Tegra X1 is old, and a new Tegra is just around the corner
NVIDIA launched the Tegra X1 back in January of 2015. Tegra X1 was an interesting chip for its time that delivered quite a lot of graphics performance. However, if the Nintendo NX comes out sometime in 2017 and uses the Tegra X1, it will essentially be using a 2-year-old mobile-class processor.
Given that game consoles tend not to see frequent hardware refreshes, endowing a console that's supposed to last multiple years with a two-year old mobile processor would be a poor move on Nintendo's part from a longevity perspective.

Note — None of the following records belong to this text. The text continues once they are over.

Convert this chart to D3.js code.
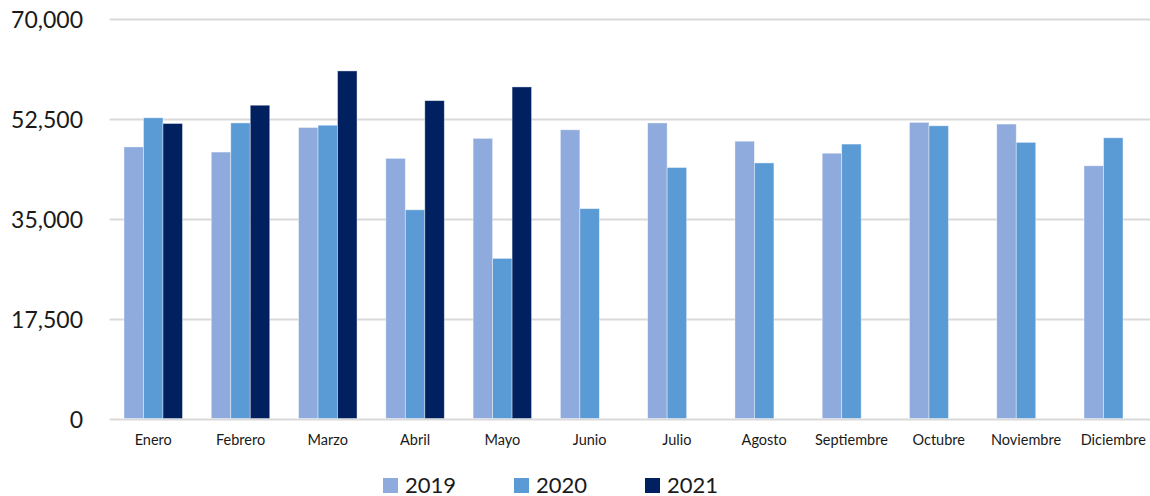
<!DOCTYPE html>
<html>
<head>
<meta charset="utf-8">
<script src="https://cdn.jsdelivr.net/npm/d3@7/dist/d3.min.js"></script>
<style>
  html, body { margin: 0; padding: 0; background: #fff; }
  svg { display: block; font-family: Lato, "Open Sans", sans-serif; }
</style>
</head>
<body>
<svg id="chart" width="1150" height="496"></svg>
<script>
const months = ["Enero","Febrero","Marzo","Abril","Mayo","Junio","Julio","Agosto","Septiembre","Octubre","Noviembre","Diciembre"];
const seriesNames = ["2019","2020","2021"];
const values2019 = [47700, 46800, 51100, 45700, 49200, 50700, 51900, 48700, 46600, 52000, 51700, 44400];
const values2020 = [52800, 51900, 51500, 36700, 28200, 36900, 44100, 44900, 48200, 51400, 48500, 49300];
const values2021 = [51800, 55000, 61000, 55800, 58200, null, null, null, null, null, null, null];
const yTicks = [0, 17500, 35000, 52500, 70000];
const colors = ["#8FAADC", "#5B9BD5", "#002060"];

const seriesValues = [values2019, values2020, values2021];
const svg = d3.select("#chart");

const plotLeft = 109.6, plotRight = 1156.9, yTop = 19.5, yBottom = 419.5;

const x = d3.scaleBand().domain(months).range([plotLeft, plotRight])
  .paddingInner(0.33).paddingOuter(0.165);
const xs = d3.scaleBand().domain(seriesNames).range([0, x.bandwidth()]).padding(0);
const y = d3.scaleLinear().domain([0, 70000]).range([yBottom, yTop]);

// gridlines
svg.append("g").selectAll("line").data(yTicks).join("line")
  .attr("x1", plotLeft).attr("x2", 1150)
  .attr("y1", d => y(d)).attr("y2", d => y(d))
  .attr("stroke", "#d9d9d9").attr("stroke-width", 2);

// y labels
const yAxis = d3.axisLeft(y).tickValues(yTicks).tickSize(0).tickPadding(0)
  .tickFormat(d3.format(","));
const gy = svg.append("g").attr("transform", "translate(83,0)").call(yAxis);
gy.select(".domain").remove();
gy.selectAll("text").attr("font-size", "23px").attr("fill", "#1a1a1a")
  .attr("font-family", "Lato, sans-serif").attr("dy", "0.35em");

// bars
const data = [];
months.forEach((m, i) => {
  seriesNames.forEach((s, j) => {
    const v = seriesValues[j][i];
    if (v != null) data.push({ m, s, v, j });
  });
});
svg.append("g").selectAll("rect").data(data).join("rect")
  .attr("x", d => x(d.m) + xs(d.s))
  .attr("width", xs.bandwidth())
  .attr("y", d => y(d.v))
  .attr("height", d => y(0) - 1 - y(d.v))
  .attr("fill", d => colors[d.j])
  .attr("stroke", "#ffffff").attr("stroke-opacity", 0.5).attr("stroke-width", 0.8);

// x labels
const xAxis = d3.axisBottom(x).tickSize(0).tickPadding(0);
const gx = svg.append("g").attr("transform", "translate(0,445)").call(xAxis);
gx.select(".domain").remove();
gx.selectAll("text").attr("font-size", "14.5px").attr("fill", "#1a1a1a")
  .attr("font-family", "Lato, sans-serif").attr("dy", "0");

// legend
const legendX = [383, 514, 645];
const lg = svg.append("g").selectAll("g").data(seriesNames).join("g")
  .attr("transform", (d, i) => `translate(${legendX[i]},478)`);
lg.append("rect").attr("width", 15).attr("height", 15).attr("fill", (d, i) => colors[i]);
lg.append("text").attr("x", 22).attr("y", 14.5).text(d => d)
  .attr("font-size", "22px").attr("fill", "#1a1a1a");
</script>
</body>
</html>
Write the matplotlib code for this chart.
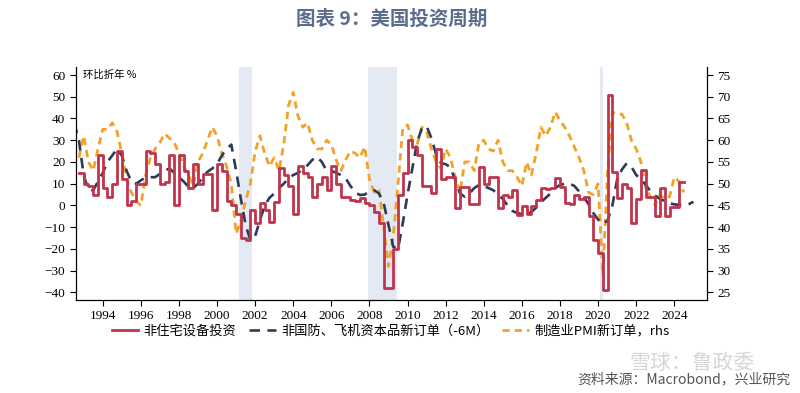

Instead, I expect that the NX will come powered by NVIDIA's next Tegra processor, which the graphics specialist will detail in late August at the Hot Chips conference.
16-nanometer, Pascal architecture, Denver CPU cores
The new Tegra chip should see a move from Taiwan Semiconductor Manufacturing's (TSM -1.57%) 20-nanometer manufacturing technology to its 16-nanometer technology. The main improvement in the 16-nanometer technology relative to the 20-nanometer technology is the transition from planar transistors to 3D transistors called FinFETs, which enables a large improvement in performance and efficiency.
Beyond the move to the new manufacturing technology, the architecture of the chip should also see several enhancements. On the graphics front, the new Tegra will move to the company's newer Pascal architecture, which should help further drive performance improvements in a given power envelope relative to the X1.
The new Tegra also comes with two of NVIDIA's custom-designed Project Denver CPU cores as well as four ARM (ARMH) Cortex A57 cores. This should mean improved CPU performance over the Tegra X1, which used four Cortex A57 cores and four weaker Cortex A53 cores.
Indeed, games tend to favor fewer but more powerful CPU cores over many weaker cores. It seems likely that the two second-generation Project Denver CPU cores inside of the next Tegra should be quite good for gaming applications.
I'm sure NVIDIA has made additional enhancements to other portions of the chip, some of which won't really be relevant for a dedicated gaming machine, but we won't know about those until the company discloses more details about the chip.
Tegra X1 for development, not for deployment
It makes sense that development kits out today use the Tegra X1, as this is what NVIDIA has available today. The next Tegra will likely be much faster than Tegra X1, but the X1 should be good enough for developers to get a feel for what they're going to have to work with once the final NX hardware is available.
However, I seriously doubt that by the time the NX shows up in customers' hands it will have a Tegra X1.